Without the pictures, output the records below word for word.

### EXTRACTED MATERIAL ###

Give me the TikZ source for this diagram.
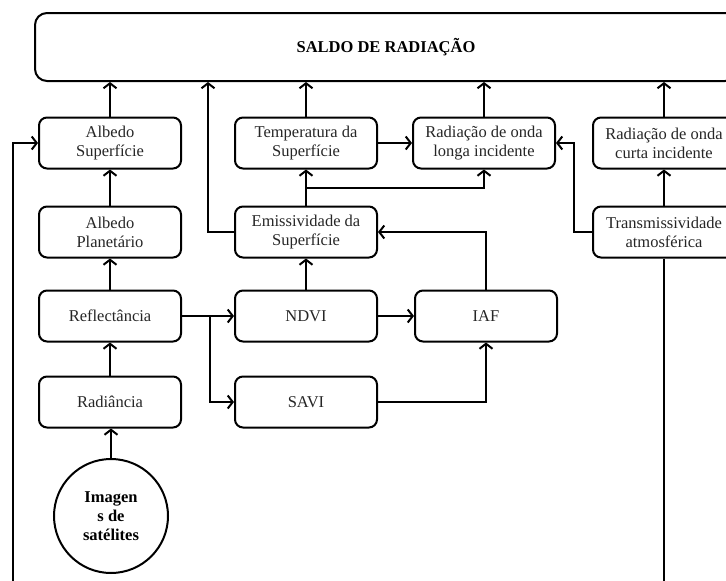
\documentclass[tikz,border=0pt]{standalone}
\usepackage{fontspec}
\setmainfont{Liberation Serif}
\usetikzlibrary{arrows.meta,positioning}

\begin{document}
\begin{tikzpicture}[x=1pt, y=-1pt, font=\fontsize{16.5}{19}\selectfont,
     box/.style={draw, rounded corners=8pt, line width=2pt, minimum width=142pt,
       minimum height=51pt, align=center, text=black!85},
     arr/.style={line width=2pt, -{Straight Barb[length=5pt,width=13pt]}},
     sat/.style={draw, circle, line width=2pt, minimum size=114pt, align=center,
       font=\fontsize{16.5}{19}\selectfont\bfseries}]

   \clip (0,0) rectangle (726,581);

   \node[box, minimum width=702pt, minimum height=68pt, rounded corners=12pt,
     text=black, font=\fontsize{16.5}{19}\selectfont\bfseries] (saldo) at (386,47) {SALDO DE RADIAÇÃO};

   \node[box] (albsup) at (110,143) {Albedo\\Superfície};
   \node[box] (albplan) at (110,232) {Albedo\\Planetário};
   \node[box] (refl) at (110,316) {Reflectância};
   \node[box] (rad) at (110,402) {Radiância};
   \node[sat] (img) at (111,516) {Imagen\\s de\\satélites};

   \node[box] (temp) at (306,143) {Temperatura da\\Superfície};
   \node[box] (emis) at (306,232) {Emissividade da\\Superfície};
   \node[box] (ndvi) at (306,316) {NDVI};
   \node[box] (savi) at (306,402) {SAVI};

   \node[box] (longa) at (484,143) {Radiação de onda\\longa incidente};
   \node[box] (iaf) at (486,316) {IAF};

   \node[box] (curta) at (664,143) {Radiação de onda\\curta incidente};
   \node[box] (trans) at (664,232) {Transmissividade\\atmosférica};

   \coordinate (es) at (208,0);
   \coordinate (et) at (306,188);
   \coordinate (tl) at (574,143);
   \coordinate (rs) at (210,316);
   \coordinate (lo) at (13,620);

   % into the balance
   \draw[arr] (albsup) -- (albsup |- saldo.south);
   \draw[arr] (temp) -- (temp |- saldo.south);
   \draw[arr] (longa) -- (longa |- saldo.south);
   \draw[arr] (curta) -- (curta |- saldo.south);
   \draw[arr] (emis.west) -| (es |- saldo.south);

   % left column
   \draw[arr] (img) -- (img |- rad.south);
   \draw[arr] (rad) -- (refl);
   \draw[arr] (refl) -- (albplan);
   \draw[arr] (albplan) -- (albsup);

   % vegetation indices
   \draw[arr] (refl) -- (ndvi);
   \draw[arr] (rs) |- (savi.west);
   \draw[arr] (ndvi) -- (iaf);
   \draw[arr] (savi.east) -| (iaf.south);
   \draw[arr] (iaf.north) |- (emis.east);
   \draw[arr] (ndvi) -- (emis);

   % longwave
   \draw[arr] (emis) -- (temp);
   \draw[arr] (et) -| (longa.south);
   \draw[arr] (temp) -- (longa);
   \draw[arr] (trans.west) -| (tl) -- (longa.east);

   % shortwave
   \draw[arr] (trans) -- (curta);
   \draw[arr] (trans.south) |- (lo) |- (albsup.west);
\end{tikzpicture}
\end{document}
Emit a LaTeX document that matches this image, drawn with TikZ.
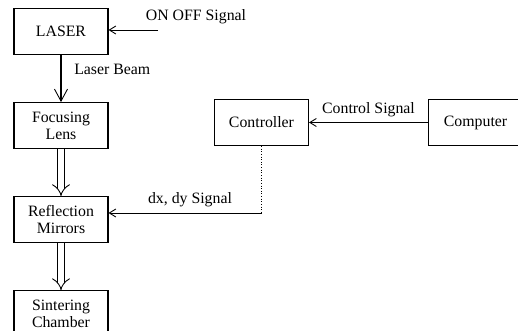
\documentclass[tikz,border=0pt]{standalone}
\usepackage{fontspec}
\setmainfont{Liberation Serif}
\usetikzlibrary{arrows.meta, positioning}

\begin{document}
\begin{tikzpicture}[
	node distance=0.94cm,
	font=\fontsize{9}{9.5}\selectfont,
	box/.style={draw, line width=0.6pt, align=center, minimum width=1.88cm, minimum height=0.92cm},
	beam/.style={-{Straight Barb[length=2.4mm, width=2.6mm, line width=0.5pt]}, line width=0.6pt},
	dbeam/.style={double, double distance=0.11cm, line width=0.5pt, -{Implies[length=2.2mm, width=3.2mm]}},
	sig/.style={-{Straight Barb[length=1.3mm, width=1.6mm]}, line width=0.5pt},
	lbl/.style={inner sep=1pt}
]
\useasboundingbox (0,0) rectangle (10.36,-6.62);
\clip (0,0) rectangle (10.36,-6.62);

\node[box] (laser) at (1.22,-0.63) {LASER};
\node[box, below=of laser] (lens) {Focusing\\Lens};
\node[box, below=of lens] (mirror) {Reflection\\Mirrors};
\node[box, below=of mirror] (chamber) {Sintering\\Chamber};

\node[box] (ctrl) at (5.23,-2.45) {Controller};
\node[box, right=2.38cm of ctrl] (pc) {Computer};

% signal lines
\coordinate (onoff) at (3.16,-0.6);
\node[lbl] (onofflbl) at (3.92,-0.34) {ON OFF Signal};
\coordinate (dxdy) at (ctrl.south |- 0,-4.26);

\draw[beam] (laser) -- node[lbl, right, pos=0.3, xshift=0.22cm] {Laser Beam} (lens);
\draw[dbeam] (lens) -- (mirror);
\draw[dbeam] (mirror) -- (chamber);
\draw[sig] (onoff) -- (laser.east |- onoff);
\draw[sig] (pc) -- node[lbl, above=2pt] {Control Signal} (ctrl);
\draw[line width=0.5pt, densely dotted] (ctrl) -- (dxdy);
\draw[sig] (dxdy) -- node[lbl, above=2pt, xshift=0.1cm] {dx, dy Signal} (mirror.east |- dxdy);
\end{tikzpicture}
\end{document}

###

* **ANSWER TO THE TASK**:
Give me the TikZ source for this diagram.
\documentclass[tikz,border=0pt]{standalone}
\usepackage{fontspec}
\setmainfont{Liberation Serif}
\usetikzlibrary{arrows.meta,positioning}

\begin{document}
\begin{tikzpicture}[x=1pt, y=-1pt, font=\fontsize{16.5}{19}\selectfont,
     box/.style={draw, rounded corners=8pt, line width=2pt, minimum width=142pt,
       minimum height=51pt, align=center, text=black!85},
     arr/.style={line width=2pt, -{Straight Barb[length=5pt,width=13pt]}},
     sat/.style={draw, circle, line width=2pt, minimum size=114pt, align=center,
       font=\fontsize{16.5}{19}\selectfont\bfseries}]

   \clip (0,0) rectangle (726,581);

   \node[box, minimum width=702pt, minimum height=68pt, rounded corners=12pt,
     text=black, font=\fontsize{16.5}{19}\selectfont\bfseries] (saldo) at (386,47) {SALDO DE RADIAÇÃO};

   \node[box] (albsup) at (110,143) {Albedo\\Superfície};
   \node[box] (albplan) at (110,232) {Albedo\\Planetário};
   \node[box] (refl) at (110,316) {Reflectância};
   \node[box] (rad) at (110,402) {Radiância};
   \node[sat] (img) at (111,516) {Imagen\\s de\\satélites};

   \node[box] (temp) at (306,143) {Temperatura da\\Superfície};
   \node[box] (emis) at (306,232) {Emissividade da\\Superfície};
   \node[box] (ndvi) at (306,316) {NDVI};
   \node[box] (savi) at (306,402) {SAVI};

   \node[box] (longa) at (484,143) {Radiação de onda\\longa incidente};
   \node[box] (iaf) at (486,316) {IAF};

   \node[box] (curta) at (664,143) {Radiação de onda\\curta incidente};
   \node[box] (trans) at (664,232) {Transmissividade\\atmosférica};

   \coordinate (es) at (208,0);
   \coordinate (et) at (306,188);
   \coordinate (tl) at (574,143);
   \coordinate (rs) at (210,316);
   \coordinate (lo) at (13,620);

   % into the balance
   \draw[arr] (albsup) -- (albsup |- saldo.south);
   \draw[arr] (temp) -- (temp |- saldo.south);
   \draw[arr] (longa) -- (longa |- saldo.south);
   \draw[arr] (curta) -- (curta |- saldo.south);
   \draw[arr] (emis.west) -| (es |- saldo.south);

   % left column
   \draw[arr] (img) -- (img |- rad.south);
   \draw[arr] (rad) -- (refl);
   \draw[arr] (refl) -- (albplan);
   \draw[arr] (albplan) -- (albsup);

   % vegetation indices
   \draw[arr] (refl) -- (ndvi);
   \draw[arr] (rs) |- (savi.west);
   \draw[arr] (ndvi) -- (iaf);
   \draw[arr] (savi.east) -| (iaf.south);
   \draw[arr] (iaf.north) |- (emis.east);
   \draw[arr] (ndvi) -- (emis);

   % longwave
   \draw[arr] (emis) -- (temp);
   \draw[arr] (et) -| (longa.south);
   \draw[arr] (temp) -- (longa);
   \draw[arr] (trans.west) -| (tl) -- (longa.east);

   % shortwave
   \draw[arr] (trans) -- (curta);
   \draw[arr] (trans.south) |- (lo) |- (albsup.west);
\end{tikzpicture}
\end{document}
Emit a LaTeX document that matches this image, drawn with TikZ.
\documentclass[tikz,border=0pt]{standalone}
\usepackage{fontspec}
\setmainfont{Liberation Serif}
\usetikzlibrary{arrows.meta, positioning}

\begin{document}
\begin{tikzpicture}[
	node distance=0.94cm,
	font=\fontsize{9}{9.5}\selectfont,
	box/.style={draw, line width=0.6pt, align=center, minimum width=1.88cm, minimum height=0.92cm},
	beam/.style={-{Straight Barb[length=2.4mm, width=2.6mm, line width=0.5pt]}, line width=0.6pt},
	dbeam/.style={double, double distance=0.11cm, line width=0.5pt, -{Implies[length=2.2mm, width=3.2mm]}},
	sig/.style={-{Straight Barb[length=1.3mm, width=1.6mm]}, line width=0.5pt},
	lbl/.style={inner sep=1pt}
]
\useasboundingbox (0,0) rectangle (10.36,-6.62);
\clip (0,0) rectangle (10.36,-6.62);

\node[box] (laser) at (1.22,-0.63) {LASER};
\node[box, below=of laser] (lens) {Focusing\\Lens};
\node[box, below=of lens] (mirror) {Reflection\\Mirrors};
\node[box, below=of mirror] (chamber) {Sintering\\Chamber};

\node[box] (ctrl) at (5.23,-2.45) {Controller};
\node[box, right=2.38cm of ctrl] (pc) {Computer};

% signal lines
\coordinate (onoff) at (3.16,-0.6);
\node[lbl] (onofflbl) at (3.92,-0.34) {ON OFF Signal};
\coordinate (dxdy) at (ctrl.south |- 0,-4.26);

\draw[beam] (laser) -- node[lbl, right, pos=0.3, xshift=0.22cm] {Laser Beam} (lens);
\draw[dbeam] (lens) -- (mirror);
\draw[dbeam] (mirror) -- (chamber);
\draw[sig] (onoff) -- (laser.east |- onoff);
\draw[sig] (pc) -- node[lbl, above=2pt] {Control Signal} (ctrl);
\draw[line width=0.5pt, densely dotted] (ctrl) -- (dxdy);
\draw[sig] (dxdy) -- node[lbl, above=2pt, xshift=0.1cm] {dx, dy Signal} (mirror.east |- dxdy);
\end{tikzpicture}
\end{document}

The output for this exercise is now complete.